On Wednesday, Angela Smith Jones, IU Associate Vice President for State Relations, spoke at the House Committee on Education to defend her university’s stance. She was joined by colleagues representing Indiana’s other public colleges and universities, although they focused on different aspects of the bill.

Mary Jane Michalak, Vice President for Legal and Public Affairs for Ivy Tech Community College, spoke out specifically against a provision in the bill that would give the commission for higher education authority to review and make decisions on complaints submitted by students and staff against faculty members.

“We don’t know if they are reviewing to ensure we followed our policies and processes and are in line with the federal regulations, or something else,” Michalak said. “Further, we don’t know what remedies the commission will be able to provide. Will they be able to make employment termination decisions? Student discipline decisions?”

Michalak added that she was speaking on behalf of all state higher education institutions, not just Ivy Tech. Ivy Tech does not have tenured faculty.

The commission currently exists as a coordinating body and doesn’t have a role in administration.

Becca Rice, Vice President for Governmental Relations and Industry Engagement for Ball State University, said her university appreciated “positive relations” with the Senate but asked lawmakers to strike parts of the bill that would impose changes on university boards of trustees.

“This bill treats institutions and boards uniformly.
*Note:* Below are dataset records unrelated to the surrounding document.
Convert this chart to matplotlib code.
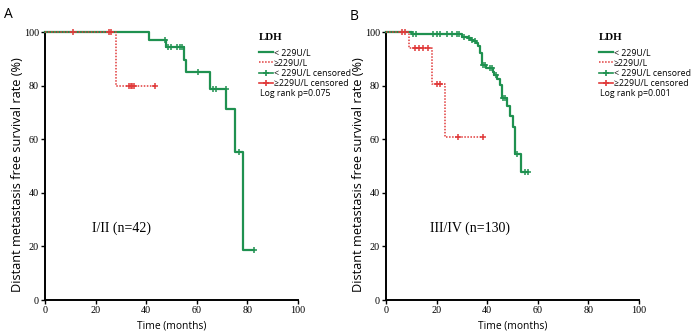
import numpy as np
import matplotlib
matplotlib.use("Agg")
import matplotlib.pyplot as plt
from matplotlib.lines import Line2D

# ---------------- data ----------------
# Panel A (I/II)
a_low_t = [0, 41.2, 47.9, 54.8, 55.8, 65.3, 71.6, 75.2, 78.1, 82.5]
a_low_s = [100, 97.2, 94.3, 89.6, 85.1, 78.9, 71.2, 55.3, 18.6, 18.6]
a_low_c = [47.5, 48.5, 49.8, 52.1, 53.2, 54.3, 60.4, 66.3, 67.4, 71.4, 76.8, 82.5]
a_high_t = [0, 28.2, 43.5]
a_high_s = [100, 80, 80]
a_high_c = [11.2, 25.3, 26.0, 33.1, 33.8, 34.5, 35.3, 43.5]

# Panel B (III/IV)
b_low_t = [0, 10.2, 30.0, 32.5, 33.5, 34.5, 35.5, 36.5, 37.2, 37.9, 39.6, 42.2,
           42.7, 43.8, 44.9, 45.8, 47.8, 49.0, 50.0, 51.0, 53.3, 56.3]
b_low_s = [100, 99.3, 98.3, 97.8, 97.2, 96.6, 96.0, 94.8, 92.3, 87.8, 86.5, 85.0,
           84.0, 82.3, 80.4, 75.2, 72.3, 68.6, 64.6, 54.6, 47.6, 47.6]
b_low_c = [10.8, 12.0, 18.5, 20.3, 21.3, 24.2, 26.1, 28.0, 29.0, 31.0, 32.8, 34.0,
           35.0, 38.5, 39.2, 41.2, 41.8, 43.5, 46.4, 47.1, 51.7, 55.0, 56.3]
b_high_t = [0, 9.2, 18.1, 23.3, 38.3]
b_high_s = [100, 94.1, 80.7, 60.7, 60.7]
b_high_c = [6.2, 7.5, 11.5, 13.2, 14.8, 16.7, 20.1, 21.4, 28.6, 38.3]

x_ticks = [0, 20, 40, 60, 80, 100]
y_ticks = [0, 20, 40, 60, 80, 100]
legend_title = "LDH"
legend_labels = ["< 229U/L", "\u2265229U/L", "< 229U/L censored", "\u2265229U/L censored"]
pvals = ["Log rank p=0.075", "Log rank p=0.001"]
group_labels = ["I/II (n=42)", "III/IV (n=130)"]
panel_letters = ["A", "B"]

GREEN = "#1f9150"
RED = "#e03a3a"
W, H = 696, 336

def surv_at(times, surv, t):
    idx = np.searchsorted(times, t, side="right") - 1
    return np.asarray(surv)[idx]

fig = plt.figure(figsize=(W / 100, H / 100), dpi=100)

SANS = ["Open Sans", "DejaVu Sans"]
SERIF = ["Liberation Serif", "DejaVu Serif"]

panels = [
    dict(left=45, right=298, low=(a_low_t, a_low_s, a_low_c), high=(a_high_t, a_high_s, a_high_c),
         group_xy=(30.3, 26.9), leg_x=259, letter_xy=(4, 14)),
    dict(left=386, right=639, low=(b_low_t, b_low_s, b_low_c), high=(b_high_t, b_high_s, b_high_c),
         group_xy=(33.1, 26.8), leg_x=599, letter_xy=(350, 17)),
]
top, bottom = 32, 300

for i, p in enumerate(panels):
    aw = p["right"] - p["left"]
    ah = bottom - top
    ax = fig.add_axes([p["left"] / W, (H - bottom) / H, aw / W, ah / H])
    lt, ls, lc = p["low"]
    ht, hs, hc = p["high"]
    ax.step(lt, ls, where="post", color=GREEN, lw=1.6, clip_on=False, zorder=3)
    ax.plot(lc, surv_at(lt, ls, lc), linestyle="none", marker="+", ms=4.5, mew=1.1,
            color=GREEN, clip_on=False, zorder=4)
    ax.step(ht, hs, where="post", color=RED, lw=1.1, linestyle=(0, (1, 1)), clip_on=False, zorder=5)
    ax.plot(hc, surv_at(ht, hs, hc), linestyle="none", marker="+", ms=4.5, mew=1.1,
            color=RED, clip_on=False, zorder=6)

    ax.set_xlim(0, 100)
    ax.set_ylim(0, 100)
    ax.set_xticks(x_ticks)
    ax.set_yticks(y_ticks)
    ax.spines["top"].set_visible(False)
    ax.spines["right"].set_visible(False)
    for s in ("left", "bottom"):
        ax.spines[s].set_linewidth(1.4)
    ax.tick_params(direction="out", length=3, width=1, pad=1.5)
    for lab in ax.get_xticklabels() + ax.get_yticklabels():
        lab.set_fontfamily(SERIF)
        lab.set_fontsize(7.3)
    ax.set_xlabel("Time (months)", fontsize=7.4, family=SANS)
    ax.xaxis.set_label_coords(0.5, -(326.5 - bottom) / ah)
    ax.xaxis.label.set_va("center")
    ax.set_ylabel("Distant metastasis free survival rate (%)", fontsize=9.2, family=SANS)
    ax.yaxis.set_label_coords(-27 / aw, (bottom - 175) / ah)
    ax.yaxis.label.set_va("center")
    ax.text(p["group_xy"][0], p["group_xy"][1], group_labels[i], ha="center", va="center",
            fontsize=10, family=SERIF)

    fig.text(p["letter_xy"][0] / W, 1 - p["letter_xy"][1] / H, panel_letters[i], fontsize=10,
             family=SANS, ha="left", va="center")

    fig.text(p["leg_x"] / W, 1 - 38 / H, legend_title, fontsize=7.8, family=SERIF,
             weight="bold", ha="left", va="center")
    handles = [
        Line2D([], [], color=GREEN, lw=1.6),
        Line2D([], [], color=RED, lw=1.1, linestyle=(0, (1, 1))),
        Line2D([], [], color=GREEN, lw=1.2, marker="+", ms=5, mew=1.2),
        Line2D([], [], color=RED, lw=1.2, marker="+", ms=5, mew=1.2),
    ]
    fig.legend(handles, legend_labels, loc="upper left",
               bbox_to_anchor=(p["leg_x"] / W, 1 - 48.5 / H), frameon=False,
               prop=dict(family=SANS, size=6.3), handlelength=1.6, handletextpad=0.1,
               labelspacing=0.12, borderaxespad=0, borderpad=0)
    fig.text((p["leg_x"] + 1) / W, 1 - 93 / H, pvals[i], fontsize=6.3, family=SANS,
             ha="left", va="center")

fig.savefig("out.png", dpi=100)
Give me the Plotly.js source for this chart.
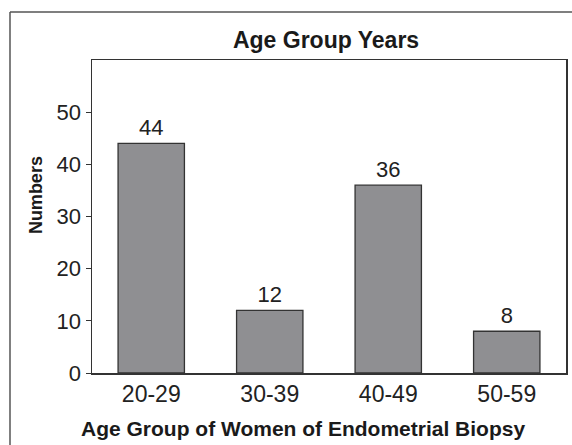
<!DOCTYPE html>
<html>
<head>
<meta charset="utf-8">
<script src="https://cdn.plot.ly/plotly-3.0.1.min.js"></script>
<style>
html, body { margin: 0; padding: 0; background: #fff; overflow: hidden; }
#chart { width: 572px; height: 445px; }
</style>
</head>
<body>
<div id="chart"></div>
<script>
var categories = ["20-29", "30-39", "40-49", "50-59"];
var counts = [44, 12, 36, 8];
var yTickValues = [0, 10, 20, 30, 40, 50];
var chartTitle = "Age Group Years";
var xTitle = "Age Group of Women of Endometrial Biopsy";
var yTitle = "Numbers";

var trace = {
  type: "bar",
  x: categories,
  y: counts,
  text: counts.map(String),
  textposition: "outside",
  cliponaxis: false,
  textfont: { family: "Liberation Sans, Arial, sans-serif", size: 22, color: "#222" },
  marker: { color: "#8f8f92", line: { color: "#333", width: 1.3 } },
  hoverinfo: "x+y"
};

var frameLine = { color: "#555", width: 1.5 };

var layout = {
  width: 572,
  height: 445,
  margin: { l: 92, r: 6, t: 60, b: 72 },
  paper_bgcolor: "#fff",
  plot_bgcolor: "#fff",
  bargap: 0.44,
  showlegend: false,
  font: { family: "Liberation Sans, Arial, sans-serif", color: "#222" },
  title: {
    text: chartTitle,
    font: { family: "Liberation Sans, Arial, sans-serif", size: 23, color: "#1a1a1a", weight: "bold" },
    x: 0.57, xanchor: "center",
    y: 1 - 40 / 445, yanchor: "middle"
  },
  xaxis: {
    type: "category",
    showline: true, linecolor: "#333", linewidth: 1.5, mirror: true,
    ticks: "", showgrid: false, zeroline: false,
    tickfont: { size: 23, color: "#222" }
  },
  yaxis: {
    range: [0, 60],
    tickvals: yTickValues,
    showline: true, linecolor: "#333", linewidth: 1.5, mirror: true,
    ticks: "outside", ticklen: 5, tickcolor: "#333", tickwidth: 1,
    showgrid: false, zeroline: false,
    tickfont: { size: 22, color: "#222" }
  },
  annotations: [
    {
      text: xTitle, xref: "paper", yref: "paper",
      x: 0.445, y: -0.176, xanchor: "center", yanchor: "middle",
      showarrow: false,
      font: { family: "Liberation Sans, Arial, sans-serif", size: 21, color: "#1a1a1a", weight: "bold" }
    },
    {
      text: yTitle, xref: "paper", yref: "paper",
      x: -0.119, y: 0.567, xanchor: "center", yanchor: "middle",
      textangle: -90, showarrow: false,
      font: { family: "Liberation Sans, Arial, sans-serif", size: 18, color: "#1a1a1a", weight: "bold" }
    }
  ],
  shapes: [
    {
      type: "line", xref: "paper", yref: "paper",
      x0: -0.173, x1: -0.173, y0: -0.3, y1: 1.1534,
      line: frameLine, layer: "below"
    },
    {
      type: "line", xref: "paper", yref: "paper",
      x0: -0.173, x1: 1.1, y0: 1.1534, y1: 1.1534,
      line: frameLine, layer: "below"
    }
  ]
};

Plotly.newPlot("chart", [trace], layout, { displayModeBar: false, staticPlot: true });
</script>
</body>
</html>
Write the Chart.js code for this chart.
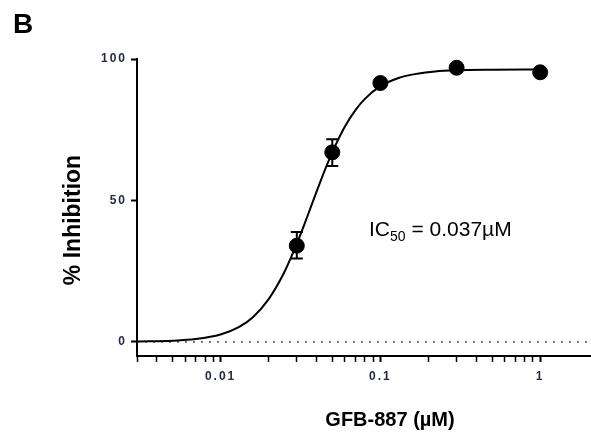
<!DOCTYPE html>
<html>
<head>
<meta charset="utf-8">
<script src="https://cdn.jsdelivr.net/npm/chart.js@4.4.0/dist/chart.umd.min.js"></script>
<style>
  html, body { margin: 0; padding: 0; background: #fff; }
</style>
</head>
<body>
<canvas id="graficoIC50" width="591" height="443"></canvas>
<script>
// dose (uM) and % inhibition
const doses = [0.03, 0.05, 0.1, 0.3, 1];
const inhibition = [34, 67, 91.5, 96.9, 95.3];
const errLow = [29.5, 62.2, null, null, null];
const errHigh = [38.8, 71.6, null, null, null];

// fitted curve, points
const curveX = [0.003, 0.005, 0.007, 0.01, 0.013, 0.016, 0.02, 0.025, 0.03, 0.035, 0.04, 0.045, 0.05, 0.06, 0.07, 0.08, 0.1, 0.13, 0.17, 0.22, 0.3, 0.5, 1];
const curveY = [0.1, 0.4, 1.0, 2.6, 5.2, 8.8, 15.1, 24.5, 34.7, 44.5, 53.3, 60.8, 67.0, 76.1, 82.0, 85.9, 90.4, 93.3, 94.8, 95.6, 96.0, 96.2, 96.3];

// dotted zero line
const zeroX = [0.003, 2.05];
const zeroY = [0, 0];

// axis ticks
const xTicks = [0.003, 0.004, 0.005, 0.006, 0.007, 0.008, 0.009, 0.01,
                0.02, 0.03, 0.04, 0.05, 0.06, 0.07, 0.08, 0.09, 0.1,
                0.2, 0.3, 0.4, 0.5, 0.6, 0.7, 0.8, 0.9, 1];
const xMajor = [0.01, 0.1, 1];
const xMajorLabels = ['0.01', '0.1', '1'];
const yTicks = [0, 50, 100];
const yTickLabels = ['0', '50', '100'];

const tickColor = '#1f2742';
const family = "'Liberation Sans', Arial, sans-serif";

const extras = {
    id: 'extras',
    beforeDraw(chart) {
        chart.ctx.letterSpacing = '2px';
    },
    beforeDatasetsDraw(chart) {
        chart.ctx.letterSpacing = '0px';
    },
    afterDatasetsDraw(chart) {
        const ctx = chart.ctx;
        const x = chart.scales.x;
        const y = chart.scales.y;
        ctx.save();
        ctx.letterSpacing = '0px';

        // error bars
        ctx.strokeStyle = '#000';
        ctx.lineWidth = 2;
        doses.forEach((d, i) => {
            if (errLow[i] == null) return;
            const px = x.getPixelForValue(d);
            const lo = y.getPixelForValue(errLow[i]);
            const hi = y.getPixelForValue(errHigh[i]);
            ctx.beginPath();
            ctx.moveTo(px, lo); ctx.lineTo(px, hi);
            ctx.moveTo(px - 6, lo); ctx.lineTo(px + 6, lo);
            ctx.moveTo(px - 6, hi); ctx.lineTo(px + 6, hi);
            ctx.stroke();
        });

        ctx.fillStyle = '#000';
        ctx.textBaseline = 'alphabetic';

        // panel letter
        ctx.font = 'bold 28px ' + family;
        ctx.textAlign = 'left';
        ctx.fillText('B', 13, 33);

        // x title
        ctx.font = 'bold 20px ' + family;
        ctx.textAlign = 'center';
        ctx.fillText('GFB-887 (\u00b5M)', 390, 426);

        // y title
        ctx.save();
        ctx.font = 'bold 23px ' + family;
        ctx.translate(80, 220);
        ctx.rotate(-Math.PI / 2);
        ctx.textAlign = 'center';
        ctx.fillText('% Inhibition', 0, 0);
        ctx.restore();

        // IC50 note
        ctx.textAlign = 'left';
        let tx = 369;
        ctx.font = '21px ' + family;
        ctx.fillText('IC', tx, 236);
        tx += ctx.measureText('IC').width;
        ctx.font = '14px ' + family;
        ctx.fillText('50', tx, 241);
        tx += ctx.measureText('50').width;
        ctx.font = '21px ' + family;
        ctx.fillText(' = 0.037\u00b5M', tx, 236);

        ctx.restore();
    }
};

const ctx = document.getElementById('graficoIC50').getContext('2d');
new Chart(ctx, {
    type: 'scatter',
    data: {
        datasets: [
            {
                label: 'dados',
                data: doses.map((d, i) => ({ x: d, y: inhibition[i] })),
                backgroundColor: '#000',
                borderColor: '#000',
                pointRadius: 7.5,
                showLine: false
            },
            {
                label: 'curva',
                data: curveX.map((d, i) => ({ x: d, y: curveY[i] })),
                showLine: true,
                borderColor: '#000',
                borderWidth: 2,
                pointRadius: 0,
                cubicInterpolationMode: 'monotone'
            },
            {
                label: 'zero',
                data: zeroX.map((d, i) => ({ x: d, y: zeroY[i] })),
                showLine: true,
                borderColor: '#666',
                borderWidth: 1.8,
                borderDash: [2, 6],
                pointRadius: 0
            }
        ]
    },
    options: {
        responsive: false,
        animation: false,
        layout: { autoPadding: false, padding: { top: 59, right: 1, left: 0, bottom: 0 } },
        plugins: { legend: { display: false }, tooltip: { enabled: false } },
        scales: {
            x: {
                type: 'logarithmic',
                min: 0.003,
                max: 2.05,
                afterBuildTicks: s => { s.ticks = xTicks.map(v => ({ value: v })); },
                afterFit: s => {
                    s.height = 87;
                    s.paddingLeft = 0;
                    s.paddingRight = 0;
                },
                border: { color: '#000', width: 2 },
                grid: {
                    drawOnChartArea: false,
                    drawTicks: true,
                    tickLength: 6,
                    color: '#000',
                    tickWidth: c => (xMajor.includes(c.tick && c.tick.value) ? 2 : 1.5)
                },
                ticks: {
                    autoSkip: false,
                    maxRotation: 0,
                    padding: 7,
                    color: tickColor,
                    font: { family: family, size: 12, weight: 'bold' },
                    callback: v => {
                        const k = xMajor.indexOf(v);
                        return k >= 0 ? xMajorLabels[k] : '';
                    }
                }
            },
            y: {
                min: -5,
                max: 100,
                afterBuildTicks: s => { s.ticks = yTicks.map(v => ({ value: v })); },
                afterFit: s => {
                    s.width = 137;
                    s.paddingTop = 0;
                    s.paddingBottom = 0;
                },
                border: { color: '#000', width: 2 },
                grid: {
                    drawOnChartArea: false,
                    drawTicks: true,
                    tickLength: 6,
                    color: '#000',
                    tickWidth: 2
                },
                ticks: {
                    padding: 4,
                    color: tickColor,
                    font: { family: family, size: 12, weight: 'bold' },
                    callback: v => {
                        const k = yTicks.indexOf(v);
                        return k >= 0 ? yTickLabels[k] : '';
                    }
                }
            }
        }
    },
    plugins: [extras]
});
</script>
</body>
</html>
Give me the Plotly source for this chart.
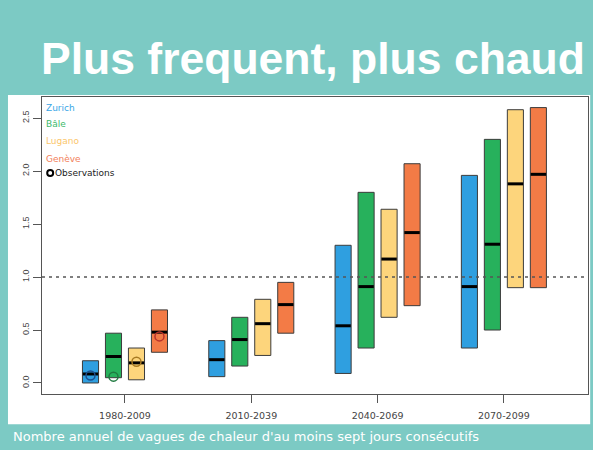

Current law differentiates between those boards,” she said. “We ask that you continue to differentiate between those boards: those boards that are highly effective like Ball State University’s.”

The bill would allow the president pro tempore of the Senate and speaker of the House to each appoint one member to a university’s board of trustees. Currently, membership on Indiana’s university boards varies by institution.

Officials at Purdue University are still “working to fully understand” the details of the bill, spokesperson Tim Doty wrote in an email Friday.

A previous version of the story stated that Ivy Tech and Ball State joined IU in its stance. A representative from Ivy Tech clarified that she was speaking on different aspects of the bill than were highlighted by Whitten.